Insofar as the defendant did not remove its partitions installed in the suit premises until sometime about 23rd March, 2000 I must assume the defendant, for all practical purposes, remained in possession of that premises during the month of March, 2000; and hence the defendant must pay rent for the period running upto that month of March.

The removal of partitions, moreover, must have left lots of impressions on the décor of the suit premises which the defendant would have had to rectify; but in this case the plaintiff did it; and I hold that this would have to be on the defendant’s account.

VII. DECREE

On the facts of this case, and taking into account the submissions of counsel, I will make a finding in favour of the plaintiff, and make a specific decree as follows:

(a) The defendant shall pay to the plaintiff the unpaid rent arrears, in the sum of Kshs.331,090/=, with interest at Court rate with effect from 1st November, 1999 until payment in full.

(b) The defendant shall pay to the plaintiff the cost of repairs and redecorations, in the sum of Kshs.23,315/= ? to bear interest at Court rate with effect from 1st April, 2000 until payment in full.

(c) The defendant shall pay the plaintiff’s costs in this suit, with interest at Court rates as from 18th February, 2000 until payment in full.

(d) The plaintiff’s costs as provided for herein shall be taxed under Schedule VI of the Advocates (Remuneration) Orders.
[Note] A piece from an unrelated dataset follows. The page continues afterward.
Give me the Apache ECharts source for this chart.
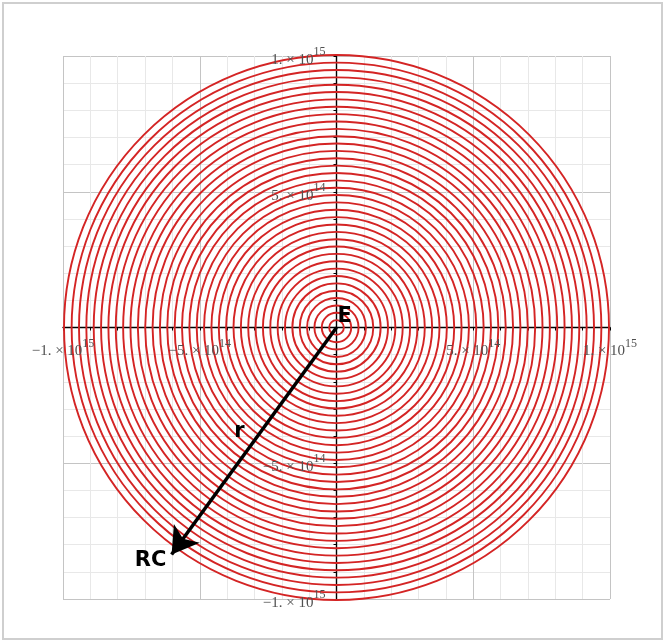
<!DOCTYPE html>
<html>
<head>
<meta charset="utf-8">
<script src="https://cdn.jsdelivr.net/npm/echarts@6/dist/echarts.min.js"></script>
<style>
html,body{margin:0;padding:0;background:#fff;}
#main{width:665px;height:643px;}
</style>
</head>
<body>
<div id="main"></div>
<script>
// ring radii (data units)
var ringRadii = [
  2.7e13, 5.4e13, 8.1e13, 1.08e14, 1.35e14, 1.62e14, 1.89e14, 2.16e14, 2.43e14, 2.7e14,
  2.97e14, 3.24e14, 3.51e14, 3.78e14, 4.05e14, 4.32e14, 4.59e14, 4.86e14, 5.13e14, 5.4e14,
  5.67e14, 5.94e14, 6.21e14, 6.48e14, 6.75e14, 7.02e14, 7.29e14, 7.56e14, 7.83e14, 8.1e14,
  8.37e14, 8.64e14, 8.91e14, 9.18e14, 9.45e14, 9.72e14, 1.0e15
];
// axis range and tick labels
var axisMin = -1e15, axisMax = 1e15, majorStep = 5e14;
var tickValues   = [-1e15, -5e14, 5e14, 1e15];
var tickMantissa = ['\u22121.', '\u22125.', '5.', '1.'];
var tickExponent = ['15', '14', '14', '15'];
// arrow (vector r) from E to RC
var arrowStart = [0, 0];
var arrowEnd = [-6.03e14, -8.36e14];
// annotation labels
var annotations = [
  {name: 'E',  value: [3.0e13, 4.1e13]},
  {name: 'r',  value: [-3.55e14, -3.85e14]},
  {name: 'RC', value: [-6.8e14, -8.58e14]}
];

function tickText(i) {
  return '{b|' + tickMantissa[i] + ' \u00d7 10}{s|' + tickExponent[i] + '}';
}
var richStyle = {
  b: {fontFamily: 'Liberation Serif', fontSize: 15, color: '#505050', lineHeight: 28},
  s: {fontFamily: 'Liberation Serif', fontSize: 12, color: '#505050', lineHeight: 12, verticalAlign: 'top'}
};
var xTickData = tickValues.map(function (v, i) { return {value: [v, 0], text: tickText(i)}; });
var yTickData = tickValues.map(function (v, i) { return {value: [0, v], text: tickText(i)}; });

var chart = echarts.init(document.getElementById('main'));
var axisCommon = {
  type: 'value', min: axisMin, max: axisMax, interval: majorStep,
  axisLine: {onZero: true, lineStyle: {color: '#000', width: 1.4}},
  axisTick: {show: true, length: 3, lineStyle: {color: '#000'}},
  minorTick: {show: true, splitNumber: 5, length: 3, lineStyle: {color: '#000'}},
  axisLabel: {show: false},
  splitLine: {show: true, lineStyle: {color: '#c4c4c4', width: 1}},
  minorSplitLine: {show: true, lineStyle: {color: '#e8e8e8', width: 1}}
};
chart.setOption({
  animation: false,
  backgroundColor: '#fff',
  grid: {left: 63, right: 55, top: 56, bottom: 44},
  graphic: [
    {type: 'rect', shape: {x: 3, y: 3, width: 659, height: 636}, style: {fill: 'none', stroke: '#cfcfcf', lineWidth: 2}, z: -10}
  ],
  xAxis: axisCommon,
  yAxis: axisCommon,
  series: [
    {
      type: 'custom',
      clip: false,
      data: ringRadii.map(function (r) { return [r]; }),
      encode: {x: 0, y: 0},
      renderItem: function (params, api) {
        var r = api.value(0);
        var c = api.coord([0, 0]);
        var s = api.size([r, r]);
        return {
          type: 'circle',
          shape: {cx: c[0], cy: c[1], r: (s[0] + s[1]) / 2},
          style: {fill: 'none', stroke: '#d42424', lineWidth: 1.9}
        };
      },
      z: 3
    },
    {
      type: 'line',
      data: [],
      markLine: {
        silent: true,
        symbol: ['none', 'arrow'],
        symbolSize: [24, 26],
        label: {show: false},
        lineStyle: {color: '#000', width: 3.5, type: 'solid'},
        data: [[{coord: arrowStart}, {coord: arrowEnd}]]
      },
      z: 5
    },
    {
      type: 'scatter',
      symbolSize: 0,
      itemStyle: {opacity: 1},
      data: annotations,
      label: {
        show: true, position: [0, 0], align: 'center', verticalAlign: 'middle', formatter: '{b}',
        fontFamily: 'DejaVu Sans', fontWeight: 'bold', fontSize: 21, color: '#000', opacity: 1
      },
      z: 6
    },
    {
      type: 'scatter',
      symbolSize: 0,
      itemStyle: {opacity: 1},
      data: xTickData,
      label: {
        show: true, position: [0, 0], offset: [0, 24], align: 'center', verticalAlign: 'middle',
        formatter: function (p) { return p.data.text; }, rich: richStyle, opacity: 1
      },
      z: 4
    },
    {
      type: 'scatter',
      symbolSize: 0,
      itemStyle: {opacity: 1},
      data: yTickData,
      label: {
        show: true, position: [0, 0], offset: [-11, 4], align: 'right', verticalAlign: 'middle',
        formatter: function (p) { return p.data.text; }, rich: richStyle, opacity: 1
      },
      z: 4
    }
  ]
});
</script>
</body>
</html>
(e) Any such application or motion as may arise out of the Judgement herein, shall be heard and disposed of before a Judge of the Civil Division of the High Court.

DATED and DELIVERED at Nairobi this 17th day of November, 2006.

J. B. OJWANG

JUDGE

 

Coram: Ojwang, J.

Court clerk: Mwangi

For the Plaintiff: Mr. Mugambi, instructed by M/s. Mugambi Mungania & Co. Advocates

For the Defendant: Mr. Mung’ao, instructed by M/s. Otieno Okeyo & Co. Advocates, and subsequently by Mr. Wanjohi, instructed by M/s. J.W. Wanjohi & Co. Advocates.